#### [Objective]
Quote the listing below in its entirety, omitting every image.

#### [Given material]

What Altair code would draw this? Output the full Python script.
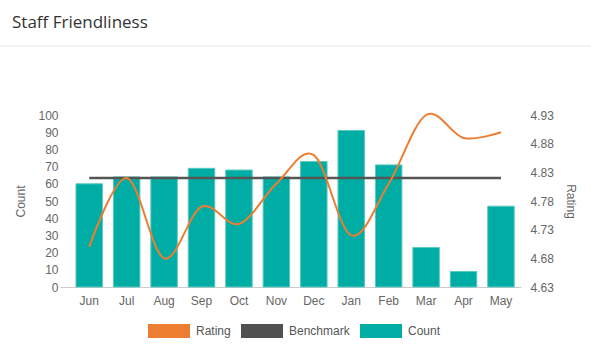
import altair as alt
import pandas as pd

months = ["Jun", "Jul", "Aug", "Sep", "Oct", "Nov", "Dec", "Jan", "Feb", "Mar", "Apr", "May"]
counts = [60, 64, 64, 69, 68, 64, 73, 91, 71, 23, 9, 47]
ratings = [4.70, 4.82, 4.68, 4.77, 4.74, 4.81, 4.86, 4.72, 4.81, 4.93, 4.89, 4.90]
benchmark = [4.82, 4.82, 4.82, 4.82, 4.82, 4.82, 4.82, 4.82, 4.82, 4.82, 4.82, 4.82]
count_ticks = [0, 10, 20, 30, 40, 50, 60, 70, 80, 90, 100]
rating_ticks = [4.63, 4.68, 4.73, 4.78, 4.83, 4.88, 4.93]
series = ["Rating", "Benchmark", "Count"]
series_colors = ["#ED7D31", "#505050", "#00ADA4"]

df = pd.DataFrame({"month": months, "count": counts, "rating": ratings, "benchmark": benchmark})

FONT = "Liberation Sans"
SHIFT = 4.6

x_enc = alt.X(
    "month:N",
    sort=months,
    scale=alt.Scale(paddingInner=0.292, paddingOuter=0.304),
    axis=alt.Axis(
        title=None, labelAngle=0, ticks=False, domainColor="#cccccc",
        labelPadding=8, labelColor="#666666", labelFont=FONT, labelFontSize=12,
        labelOffset=SHIFT,
    ),
)

bars = alt.Chart(df).mark_bar(
    color="#00ADA4", stroke="#5cc9c1", strokeWidth=1, xOffset=SHIFT
).encode(
    x=x_enc,
    y=alt.Y(
        "count:Q",
        scale=alt.Scale(domain=[0, 100], nice=False),
        axis=alt.Axis(
            title="Count", values=count_ticks, ticks=False, domain=False, grid=False,
            labelPadding=2, labelColor="#666666", labelFont=FONT, labelFontSize=12,
            labelOverlap=False,
            titleColor="#666666", titleFont=FONT, titleFontSize=12,
            titleFontWeight="normal", titlePadding=10,
        ),
    ),
)

rating_scale = alt.Scale(domain=[4.63, 4.93], nice=False, zero=False)
rating_axis = alt.Axis(
    orient="right", title="Rating", values=rating_ticks, format=".2f",
    ticks=False, domain=False, grid=False, labelPadding=9, labelOverlap=False,
    labelColor="#666666", labelFont=FONT, labelFontSize=12,
    titleColor="#666666", titleFont=FONT, titleFontSize=12,
    titleFontWeight="normal", titlePadding=10,
)

bench = alt.Chart(df).mark_line(
    color="#555555", strokeWidth=2.5, xOffset=SHIFT
).encode(
    x=alt.X("month:N", sort=months),
    y=alt.Y("benchmark:Q", scale=rating_scale, axis=rating_axis),
)

rating_line = alt.Chart(df).mark_line(
    color="#ED7D31", strokeWidth=2, interpolate="cardinal", xOffset=SHIFT
).encode(
    x=alt.X("month:N", sort=months),
    y=alt.Y("rating:Q", scale=rating_scale, axis=rating_axis),
)

right_layer = alt.layer(bench, rating_line)

separator = alt.Chart(alt.Data(values=[{"a": 1}])).mark_rule(
    color="#e6e6e6", strokeWidth=1
).encode(x=alt.value(-60), x2=alt.value(531), y=alt.value(-69))

legend_layer = alt.Chart(pd.DataFrame({"series": series})).transform_filter(
    "false"
).mark_point(filled=True, opacity=1).encode(
    color=alt.Color(
        "series:N",
        scale=alt.Scale(domain=series, range=series_colors),
        legend=alt.Legend(
            title=None, orient="none", legendX=88, legendY=195,
            direction="horizontal", columns=3,
            symbolType="M-1,-0.33L1,-0.33L1,0.33L-1,0.33Z", symbolSize=1764,
            symbolStrokeWidth=0, labelOffset=6, columnPadding=10, padding=0,
            labelFont=FONT, labelFontSize=12, labelColor="#555555",
        ),
    )
)

chart = alt.layer(bars, right_layer, separator, legend_layer).resolve_scale(
    y="independent"
).properties(
    width=461,
    height=172,
    title=alt.TitleParams(
        text="Staff Friendliness", anchor="start", frame="group", dx=-48,
        offset=1, baseline="alphabetic", font="Open Sans", fontSize=17,
        fontWeight="normal", color="#333333",
    ),
    autosize=alt.AutoSizeParams(type="none"),
    padding={"left": 60, "top": 115, "right": 70, "bottom": 66},
    background="white",
).configure_view(stroke=None)

chart.save("out.html", embed_options={"renderer": "svg", "actions": False})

#### [Reply to the exercise]
What Altair code would draw this? Output the full Python script.
import altair as alt
import pandas as pd

months = ["Jun", "Jul", "Aug", "Sep", "Oct", "Nov", "Dec", "Jan", "Feb", "Mar", "Apr", "May"]
counts = [60, 64, 64, 69, 68, 64, 73, 91, 71, 23, 9, 47]
ratings = [4.70, 4.82, 4.68, 4.77, 4.74, 4.81, 4.86, 4.72, 4.81, 4.93, 4.89, 4.90]
benchmark = [4.82, 4.82, 4.82, 4.82, 4.82, 4.82, 4.82, 4.82, 4.82, 4.82, 4.82, 4.82]
count_ticks = [0, 10, 20, 30, 40, 50, 60, 70, 80, 90, 100]
rating_ticks = [4.63, 4.68, 4.73, 4.78, 4.83, 4.88, 4.93]
series = ["Rating", "Benchmark", "Count"]
series_colors = ["#ED7D31", "#505050", "#00ADA4"]

df = pd.DataFrame({"month": months, "count": counts, "rating": ratings, "benchmark": benchmark})

FONT = "Liberation Sans"
SHIFT = 4.6

x_enc = alt.X(
    "month:N",
    sort=months,
    scale=alt.Scale(paddingInner=0.292, paddingOuter=0.304),
    axis=alt.Axis(
        title=None, labelAngle=0, ticks=False, domainColor="#cccccc",
        labelPadding=8, labelColor="#666666", labelFont=FONT, labelFontSize=12,
        labelOffset=SHIFT,
    ),
)

bars = alt.Chart(df).mark_bar(
    color="#00ADA4", stroke="#5cc9c1", strokeWidth=1, xOffset=SHIFT
).encode(
    x=x_enc,
    y=alt.Y(
        "count:Q",
        scale=alt.Scale(domain=[0, 100], nice=False),
        axis=alt.Axis(
            title="Count", values=count_ticks, ticks=False, domain=False, grid=False,
            labelPadding=2, labelColor="#666666", labelFont=FONT, labelFontSize=12,
            labelOverlap=False,
            titleColor="#666666", titleFont=FONT, titleFontSize=12,
            titleFontWeight="normal", titlePadding=10,
        ),
    ),
)

rating_scale = alt.Scale(domain=[4.63, 4.93], nice=False, zero=False)
rating_axis = alt.Axis(
    orient="right", title="Rating", values=rating_ticks, format=".2f",
    ticks=False, domain=False, grid=False, labelPadding=9, labelOverlap=False,
    labelColor="#666666", labelFont=FONT, labelFontSize=12,
    titleColor="#666666", titleFont=FONT, titleFontSize=12,
    titleFontWeight="normal", titlePadding=10,
)

bench = alt.Chart(df).mark_line(
    color="#555555", strokeWidth=2.5, xOffset=SHIFT
).encode(
    x=alt.X("month:N", sort=months),
    y=alt.Y("benchmark:Q", scale=rating_scale, axis=rating_axis),
)

rating_line = alt.Chart(df).mark_line(
    color="#ED7D31", strokeWidth=2, interpolate="cardinal", xOffset=SHIFT
).encode(
    x=alt.X("month:N", sort=months),
    y=alt.Y("rating:Q", scale=rating_scale, axis=rating_axis),
)

right_layer = alt.layer(bench, rating_line)

separator = alt.Chart(alt.Data(values=[{"a": 1}])).mark_rule(
    color="#e6e6e6", strokeWidth=1
).encode(x=alt.value(-60), x2=alt.value(531), y=alt.value(-69))

legend_layer = alt.Chart(pd.DataFrame({"series": series})).transform_filter(
    "false"
).mark_point(filled=True, opacity=1).encode(
    color=alt.Color(
        "series:N",
        scale=alt.Scale(domain=series, range=series_colors),
        legend=alt.Legend(
            title=None, orient="none", legendX=88, legendY=195,
            direction="horizontal", columns=3,
            symbolType="M-1,-0.33L1,-0.33L1,0.33L-1,0.33Z", symbolSize=1764,
            symbolStrokeWidth=0, labelOffset=6, columnPadding=10, padding=0,
            labelFont=FONT, labelFontSize=12, labelColor="#555555",
        ),
    )
)

chart = alt.layer(bars, right_layer, separator, legend_layer).resolve_scale(
    y="independent"
).properties(
    width=461,
    height=172,
    title=alt.TitleParams(
        text="Staff Friendliness", anchor="start", frame="group", dx=-48,
        offset=1, baseline="alphabetic", font="Open Sans", fontSize=17,
        fontWeight="normal", color="#333333",
    ),
    autosize=alt.AutoSizeParams(type="none"),
    padding={"left": 60, "top": 115, "right": 70, "bottom": 66},
    background="white",
).configure_view(stroke=None)

chart.save("out.html", embed_options={"renderer": "svg", "actions": False})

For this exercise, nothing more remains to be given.